The General Accounting Office (GAO) just released a report to warn U.S. taxpayers that around 30 million of them are withholding too little from their paycheck. Unless these taxpayers make changes to their W-4s or send in estimated tax payments, they could be in for an unpleasant surprise next spring.
But with many taxpayers confused about the changes made by the Tax Cuts and Jobs Act, they may not feel adequately equipped to calculate their 2018 tax liability and change their withholdings. Read on for some ways you can help your clients avoid an unexpected tax bill in April 2020.
Proactively Point Out Defunct Deductions
Some individual taxpayers may be mistakenly relying on deductions and credits that no longer exist. For the 2019 tax year, individual taxpayers will no longer be able to take the following deductions:
- The personal exemption
- Interest on home equity loans taken out in 2019
- Job-related expenses exceeding 2 percent of AGI
- Moving expenses
- Parking and transportation reimbursement
- Casualty and theft losses exceeding 10 percent of AGI
- Tax preparation fees
By reviewing these deductions with your clients individually or sending a short email to call their attention to these changes, you can help ensure that they'll know their approximate tax liability (or refund) before they file.
Alert them to the Checkup Calculator
Upon realizing that so many taxpayers were likely to have a surprise tax bill in 2020, the IRS released a "paycheck checkup" calculator on its website to help taxpayers more adequately compute their tax liability.
Although this checkup calculator doesn't take every individual situation into account, it can be a good ballpark estimator or starting point to help your clients determine whether more analysis is needed.
Target Likely Under-Withholders
If you'd like to do a deeper dive into your client base, you can use the GAO's study as a guide.
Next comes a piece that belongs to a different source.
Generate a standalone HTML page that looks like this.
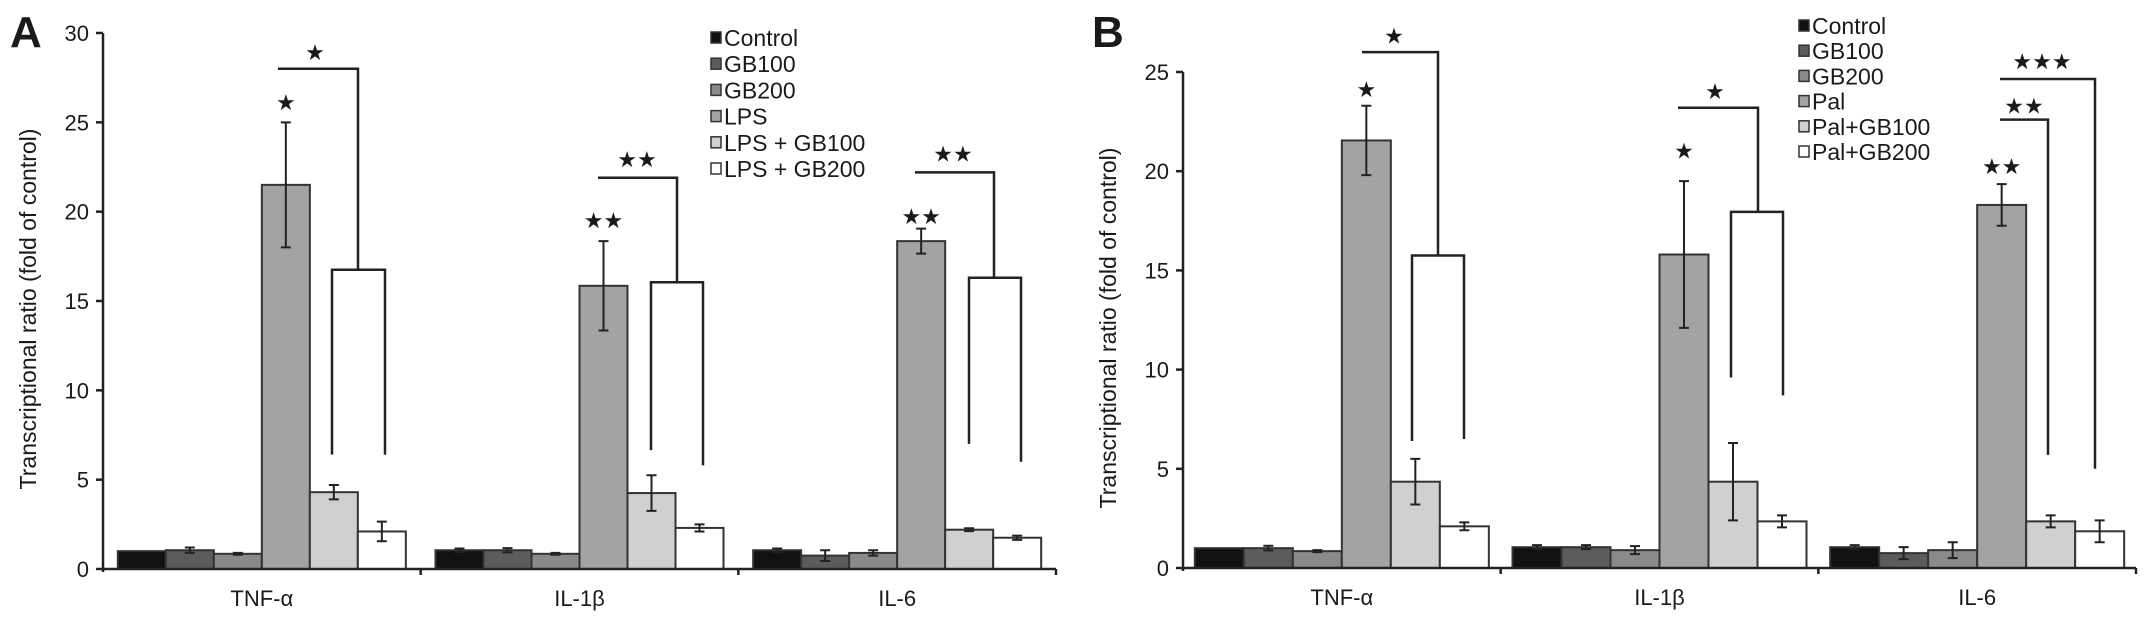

The GAO found that the people most likely to over-withhold their taxes are married, single-income households with young children. These households often use the standard deduction, making it fairly easy to compute their tax liability, even under the new withholding tables.
On the other hand, the clients most likely to under-withhold (and end up paying a penalty) are those in the upper-income brackets who itemize their deductions. Taxpayers who receive income from several sources, whether 1099 income or dividends are at an added risk of under-withholding.